Definition
Crawling is the process by which search engine bots—also known as web crawlers, spiders, or Googlebots—systematically navigate the internet to discover new and updated content. These automated programs follow links from page to page across websites, gathering data that will later be evaluated for inclusion in a search engine index. In the context of SEO (Search Engine Optimization), ensuring that your website is crawlable is a key step in making your content eligible to appear in search engine results pages (SERPs).
Is It Still Relevant?
Absolutely. Crawling remains a foundational component of how search engines operate. In 2024, with continued advancements in machine learning and AI-driven algorithms—such as Google’s Multitask Unified Model (MUM)—ensuring that your website is crawl-friendly is more important than ever. Search engines have become more selective with resources and more strategic in how they crawl due to increasing scale. Therefore, optimizing crawl efficiency can help ensure your most valuable pages are found and prioritized.
Additionally, updates to Google’s Crawl Budget allocation and the growing use of mobile-first indexing further emphasize the need for clean, efficient, and logical site structure. Developers and SEO professionals must balance site performance, content strategy, and technical hygiene to ensure effective crawling in a constantly evolving search landscape.
Real-world Context
In practice, crawling affects whether and how frequently your pages are indexed and shown in search results. For instance, an ecommerce site with thousands of product listings might implement a structured XML sitemap and logical internal linking to assist crawlers in finding important product and category pages. Without this, some listings could remain invisible to search engines and, by extension, potential customers.
Another example is during a site migration or domain change. If redirects are not properly implemented, crawlers may encounter broken links or dead ends, leading to lost rankings and decreased visibility. On the other hand, a well-managed robots.txt file and optimized crawl paths can streamline the discovery of vital pages, preserving SEO authority and improving site performance post-launch.
Background
The concept of crawling originated in the early days of search engines, with the launch of web crawlers like AltaVista’s crawler in the mid-1990s. Google’s now-ubiquitous Googlebot began operations in the late 1990s and revolutionized how content was discovered online. Initially, crawlers indexed pages mainly based on on-page text and links.

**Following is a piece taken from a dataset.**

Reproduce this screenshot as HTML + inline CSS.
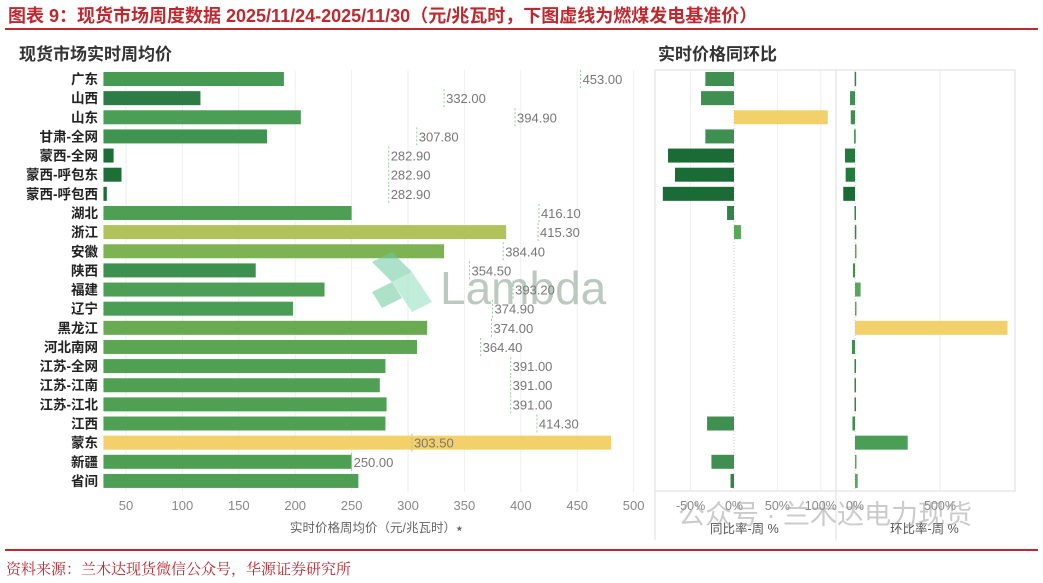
<!DOCTYPE html>
<html><head><meta charset="utf-8">
<style>
body{margin:0;background:#fff;}
svg{display:block;font-family:"Liberation Sans","Noto Sans CJK SC",sans-serif;}
</style></head>
<body>
<svg id="c" width="1043" height="583" viewBox="0 0 1043 583">
<text x="8" y="22" font-size="18" font-weight="bold" fill="#c0282f">图表 9：现货市场周度数据 2025/11/24-2025/11/30（元/兆瓦时，下图虚线为燃煤发电基准价）</text>
<rect x="5" y="28" width="1033" height="2" fill="#c0282f"/>
<text x="19" y="60" font-size="17" font-weight="bold" fill="#333">现货市场实时周均价</text>
<text x="658" y="60" font-size="17" font-weight="bold" fill="#333">实时价格同环比</text>
<g id="left"></g>
<g id="right"></g>
<text x="290" y="532" font-size="12.5" fill="#666">实时价格周均价（元/兆瓦时）⭑</text>
<text x="710" y="533" font-size="12.5" fill="#555">同比率-周 %</text>
<text x="890" y="533" font-size="12.5" fill="#555">环比率-周 %</text>
<g opacity="0.55">
<polygon points="372,262 392,252 412,272 392,282" fill="#6cc9a0"/>
<polygon points="392,282 412,272 432,302 412,312" fill="#8fe0bd"/>
<polygon points="372,292 392,282 402,298 382,308" fill="#6cc9a0"/>
</g>
<text x="440" y="304" font-size="46" fill="#6a8a78" opacity="0.45">Lambda</text>
<text x="678" y="524" font-size="27" fill="#999" opacity="0.5">公众号 · 兰木达电力现货</text>
<rect x="5" y="549" width="1033" height="2" fill="#c0282f"/>
<text x="6" y="574" font-size="15" fill="#c0282f" font-family="'Liberation Serif','Noto Serif CJK SC',serif">资料来源：兰木达现货微信公众号，华源证券研究所</text>
</svg>
<script>
const categories=["广东","山西","山东","甘肃-全网","蒙西-全网","蒙西-呼包东","蒙西-呼包西","湖北","浙江","安徽","陕西","福建","辽宁","黑龙江","河北南网","江苏-全网","江苏-江南","江苏-江北","江西","蒙东","新疆","省间"];
const prices=[190,116,205,175,39,46,33,250,387,332,165,226,198,317,308,280,275,281,280,480,250,256];
const benchmarks=[453.00,332.00,394.90,307.80,282.90,282.90,282.90,416.10,415.30,384.40,354.50,393.20,374.90,374.00,364.40,391.00,391.00,391.00,414.30,303.50,250.00,null];
const yoy=[-33,-38,108,-33,-76,-68,-82,-8,8,0,0,0,0,0,0,0,0,0,-31,0,-26,-4];
const wow=[-2,-29,-25,-5,-59,-55,-69,-3,-1,1,-12,33,8,897,-18,-3,-3,-3,-15,310,3,16];
const priceTicks=[50,100,150,200,250,300,350,400,450,500];
const yoyTicks=["-50%","0%","50%","100%"], yoyTickVals=[-50,0,50,100];
const wowTicks=["0%","500%"], wowTickVals=[0,500];

const NS="http://www.w3.org/2000/svg";
function mk(t,a,p){const e=document.createElementNS(NS,t);for(const k in a)e.setAttribute(k,a[k]);p.appendChild(e);return e;}
const L=document.getElementById('left'),R=document.getElementById('right');
const rowY=i=>79+i*19.14;
const xP=v=>69.6+1.128*v;
const xMin=30;
function lerp(a,b,t){return a.map((v,i)=>Math.round(v+(b[i]-v)*t));}
function priceColor(v){
 const stops=[[30,[26,107,53]],[120,[46,125,70]],[200,[74,158,85]],[300,[80,160,82]],[340,[138,184,84]],[390,[181,195,90]],[480,[243,208,106]]];
 for(let i=1;i<stops.length;i++){if(v<=stops[i][0]){const t=(v-stops[i-1][0])/(stops[i][0]-stops[i-1][0]);return 'rgb('+lerp(stops[i-1][1],stops[i][1],Math.max(0,t)).join(',')+')';}}
 return 'rgb(243,208,106)';
}
function chgColor(v,max){
 if(v>=max*0.9&&v>50)return '#f2d16b';
 if(v<-60)return '#1a6b35';
 if(v<-40)return '#237a3c';
 if(v<-10)return '#3f8f50';
 if(v>100)return '#4a9e55';
 return v<0?'#2e8545':'#57a85a';
}
priceTicks.forEach((t,i)=>{
 const g=mk('line',{x1:xP(t),x2:xP(t),y1:70,y2:492,stroke:'#eeeeee','stroke-width':1},L);
 
 
 const tx=mk('text',{x:xP(t),y:510,'font-size':13,fill:'#888','text-anchor':'middle'},L);tx.textContent=t;
 
 
});
categories.forEach((c,i)=>{
 const y=rowY(i);
 const lb=mk('text',{x:98,y:y+5,'font-size':13.5,'font-weight':'bold',fill:'#222','text-anchor':'end'},L);lb.textContent=c;
 
 
 const x0=xP(xMin);
 const b=mk('rect',{x:x0,y:y-7,width:Math.max(1,xP(prices[i])-x0),height:14,fill:priceColor(prices[i])},L);
 
 
 if(benchmarks[i]!=null){
  const bx=xP(benchmarks[i]);
  const d=mk('line',{x1:bx,x2:bx,y1:y-9,y2:y+9,stroke:'#9c9','stroke-width':1,'stroke-dasharray':'2,2'},L);
  
  
  const t=mk('text',{x:bx+2,y:y+5,'font-size':13,fill:'#777'},L);t.textContent=benchmarks[i].toFixed(2);
  
  
 }
});
const fr=mk('rect',{x:655,y:70,width:360,height:421,fill:'none',stroke:'#ddd'},R);


[[655,540],[836,540]].forEach(p=>{const l=mk('line',{x1:p[0],x2:p[0],y1:70,y2:p[1],stroke:'#ddd'},R);
 
 });
const xY=v=>734+0.868*v, xW=v=>855+0.17*v;
yoyTickVals.forEach((t,i)=>{
 const g=mk('line',{x1:xY(t),x2:xY(t),y1:71,y2:490,stroke:t===0?'#ccc':'#eee','stroke-dasharray':t===0?'1,2':''},R);
 
 
 const tx=mk('text',{x:xY(t),y:510,'font-size':12.5,fill:'#888','text-anchor':'middle'},R);tx.textContent=yoyTicks[i];
 
 
});
wowTickVals.forEach((t,i)=>{
 const g=mk('line',{x1:xW(t),x2:xW(t),y1:71,y2:490,stroke:t===0?'#ccc':'#eee','stroke-dasharray':t===0?'1,2':''},R);
 
 
 const tx=mk('text',{x:xW(t),y:510,'font-size':12.5,fill:'#888','text-anchor':'middle'},R);tx.textContent=wowTicks[i];
 
 
});
const ymax=Math.max(...yoy),wmax=Math.max(...wow);
categories.forEach((c,i)=>{
 const y=rowY(i);
 if(yoy[i]!==0){
  const a=xY(0),b=xY(yoy[i]);
  const r=mk('rect',{x:Math.min(a,b),y:y-7,width:Math.max(1.5,Math.abs(b-a)),height:14,fill:chgColor(yoy[i],ymax)},R);
  
  
 }
 const a=xW(0),b=xW(wow[i]);
 const r=mk('rect',{x:Math.min(a,b),y:y-7,width:Math.max(1.5,Math.abs(b-a)),height:14,fill:chgColor(wow[i],wmax)},R);
 
 
});
</script>
</body></html>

Over the years, the crawling process evolved to accommodate dynamic content, JavaScript rendering, and mobile-first priorities. As web content became more complex, search engines introduced sitemaps (especially XML sitemaps) and tools like Google Search Console to help webmasters guide the crawling process. Today’s crawlers not only fetch HTML but also interpret structured data, assess content freshness, and prioritize crawl resources based on user demand and perceived value.
What to Focus on Today
To ensure your website is crawlable and that your most important content is being discovered, marketers can follow these current best practices:
- Optimize Site Architecture: Create a clear, shallow hierarchy where important pages are no more than a few clicks away from the homepage.
- Use XML Sitemaps: Submit clean and updated sitemaps via Google Search Console to inform search engines about the structure and priority of your content.
- Monitor Crawl Stats: Use Google Search Console’s Crawl Stats report to identify spikes, drops, or anomalies in crawl behavior that may signal accessibility issues.
- Implement Robots.txt Carefully: Avoid accidentally blocking important pages or sections of your site from being crawled.
- Fix Broken Links: Regularly audit internal and external links to prevent crawler traps and improve crawl efficiency.
- Enhance Page Load Speed: Slow-loading pages may exhaust a crawler’s budget before reaching all your content. Use tools like Google PageSpeed Insights to optimize performance.
- Leverage Canonical Tags: Prevent duplicate pages from being crawled unnecessarily and concentrate crawl equity on the original version.
Today’s SEO strategy must treat crawling—not just as a technical backend issue—but as an integral part of content discoverability and search performance. By aligning SEO, content, and development teams, marketers can ensure that every valuable page gets in front of the right audience via effective crawl optimization.